EXERCISE GOAL> Write the lines out again, from the top of the material to the line containing "const ETA_E30 = [0.781, 0.853, 0.747, 0.598];", pictures excluded.

INFORMATION SUPPLIED>
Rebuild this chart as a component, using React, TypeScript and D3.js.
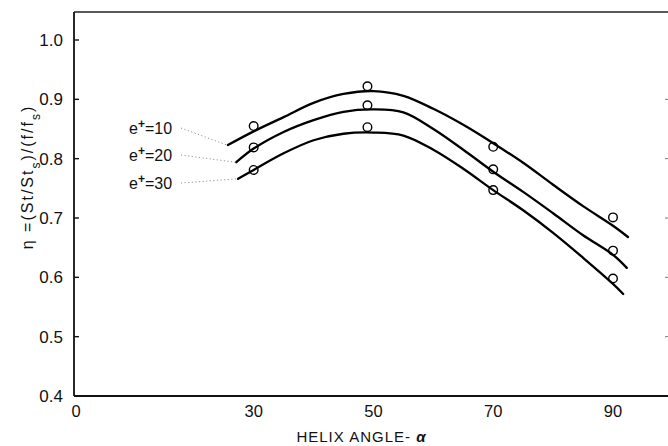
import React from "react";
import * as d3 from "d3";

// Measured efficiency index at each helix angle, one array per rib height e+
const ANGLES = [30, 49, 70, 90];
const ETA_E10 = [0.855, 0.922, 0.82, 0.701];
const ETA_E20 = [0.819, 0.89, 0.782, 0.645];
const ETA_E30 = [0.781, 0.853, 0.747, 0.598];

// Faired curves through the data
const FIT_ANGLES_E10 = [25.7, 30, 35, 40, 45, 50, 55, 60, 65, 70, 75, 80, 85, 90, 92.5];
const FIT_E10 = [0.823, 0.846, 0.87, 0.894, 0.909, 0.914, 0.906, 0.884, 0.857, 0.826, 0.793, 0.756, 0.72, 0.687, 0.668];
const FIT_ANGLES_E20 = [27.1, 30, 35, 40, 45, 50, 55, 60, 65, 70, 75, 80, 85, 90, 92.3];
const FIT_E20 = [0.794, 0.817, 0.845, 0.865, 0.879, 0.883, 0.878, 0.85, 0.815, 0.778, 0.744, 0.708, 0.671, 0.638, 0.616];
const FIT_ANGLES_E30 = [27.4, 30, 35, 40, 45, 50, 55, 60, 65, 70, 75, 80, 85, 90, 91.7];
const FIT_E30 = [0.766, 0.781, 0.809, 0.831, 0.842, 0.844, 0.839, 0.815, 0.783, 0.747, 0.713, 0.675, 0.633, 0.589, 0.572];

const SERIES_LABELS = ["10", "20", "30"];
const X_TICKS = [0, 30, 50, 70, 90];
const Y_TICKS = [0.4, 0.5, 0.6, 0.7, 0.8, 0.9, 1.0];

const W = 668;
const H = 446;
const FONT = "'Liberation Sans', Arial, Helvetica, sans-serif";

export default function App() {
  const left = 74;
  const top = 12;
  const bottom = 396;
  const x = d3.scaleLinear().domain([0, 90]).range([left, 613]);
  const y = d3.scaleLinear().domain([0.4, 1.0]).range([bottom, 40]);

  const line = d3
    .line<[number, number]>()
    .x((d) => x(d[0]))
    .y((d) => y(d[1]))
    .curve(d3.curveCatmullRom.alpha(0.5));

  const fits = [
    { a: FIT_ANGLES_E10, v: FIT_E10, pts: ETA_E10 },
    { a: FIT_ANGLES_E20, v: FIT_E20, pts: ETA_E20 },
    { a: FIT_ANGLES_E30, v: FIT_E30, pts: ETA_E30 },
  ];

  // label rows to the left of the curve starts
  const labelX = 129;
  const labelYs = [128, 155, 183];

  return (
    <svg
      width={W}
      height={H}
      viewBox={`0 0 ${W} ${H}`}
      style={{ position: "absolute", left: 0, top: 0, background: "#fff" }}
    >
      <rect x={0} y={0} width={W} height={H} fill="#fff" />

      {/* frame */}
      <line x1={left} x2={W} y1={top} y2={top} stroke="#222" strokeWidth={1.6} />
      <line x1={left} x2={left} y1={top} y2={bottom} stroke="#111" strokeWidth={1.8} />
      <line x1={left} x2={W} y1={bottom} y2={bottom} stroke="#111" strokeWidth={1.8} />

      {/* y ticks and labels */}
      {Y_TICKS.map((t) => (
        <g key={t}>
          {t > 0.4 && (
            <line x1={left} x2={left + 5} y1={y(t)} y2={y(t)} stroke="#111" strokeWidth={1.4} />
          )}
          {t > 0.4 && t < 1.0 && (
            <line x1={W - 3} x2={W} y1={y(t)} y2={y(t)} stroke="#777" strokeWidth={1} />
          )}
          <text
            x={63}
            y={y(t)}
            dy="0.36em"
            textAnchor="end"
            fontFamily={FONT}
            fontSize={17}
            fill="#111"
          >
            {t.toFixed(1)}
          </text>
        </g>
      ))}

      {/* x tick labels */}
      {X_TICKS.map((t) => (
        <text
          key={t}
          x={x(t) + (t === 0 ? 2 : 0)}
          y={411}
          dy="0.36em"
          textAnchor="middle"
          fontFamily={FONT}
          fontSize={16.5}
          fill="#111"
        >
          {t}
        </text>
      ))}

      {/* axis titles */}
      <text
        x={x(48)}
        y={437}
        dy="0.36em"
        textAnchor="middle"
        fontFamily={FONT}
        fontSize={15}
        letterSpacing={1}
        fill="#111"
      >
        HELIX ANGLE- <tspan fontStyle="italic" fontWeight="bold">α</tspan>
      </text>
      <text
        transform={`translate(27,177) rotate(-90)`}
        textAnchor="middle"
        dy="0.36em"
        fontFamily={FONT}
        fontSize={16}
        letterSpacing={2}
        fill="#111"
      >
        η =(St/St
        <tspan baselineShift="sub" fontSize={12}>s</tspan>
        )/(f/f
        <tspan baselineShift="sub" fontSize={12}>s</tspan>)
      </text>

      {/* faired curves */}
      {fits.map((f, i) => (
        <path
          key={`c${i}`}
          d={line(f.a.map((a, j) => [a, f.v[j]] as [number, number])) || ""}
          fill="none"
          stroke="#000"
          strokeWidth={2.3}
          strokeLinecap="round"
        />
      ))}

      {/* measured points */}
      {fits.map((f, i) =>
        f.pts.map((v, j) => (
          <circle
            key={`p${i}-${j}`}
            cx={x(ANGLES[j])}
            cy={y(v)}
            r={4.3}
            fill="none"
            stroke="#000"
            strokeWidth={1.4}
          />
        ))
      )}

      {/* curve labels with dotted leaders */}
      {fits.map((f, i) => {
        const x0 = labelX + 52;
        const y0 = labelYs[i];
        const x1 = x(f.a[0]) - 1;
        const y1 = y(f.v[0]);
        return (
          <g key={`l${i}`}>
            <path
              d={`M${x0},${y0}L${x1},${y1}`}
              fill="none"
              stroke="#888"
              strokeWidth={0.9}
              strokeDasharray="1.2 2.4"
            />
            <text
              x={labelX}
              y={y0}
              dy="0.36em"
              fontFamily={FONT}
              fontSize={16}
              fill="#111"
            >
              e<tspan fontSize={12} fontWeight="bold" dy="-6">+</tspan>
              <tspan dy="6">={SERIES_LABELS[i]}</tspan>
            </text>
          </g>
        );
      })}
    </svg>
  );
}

WORKED SOLUTION>
Rebuild this chart as a component, using React, TypeScript and D3.js.
import React from "react";
import * as d3 from "d3";

// Measured efficiency index at each helix angle, one array per rib height e+
const ANGLES = [30, 49, 70, 90];
const ETA_E10 = [0.855, 0.922, 0.82, 0.701];
const ETA_E20 = [0.819, 0.89, 0.782, 0.645];
const ETA_E30 = [0.781, 0.853, 0.747, 0.598];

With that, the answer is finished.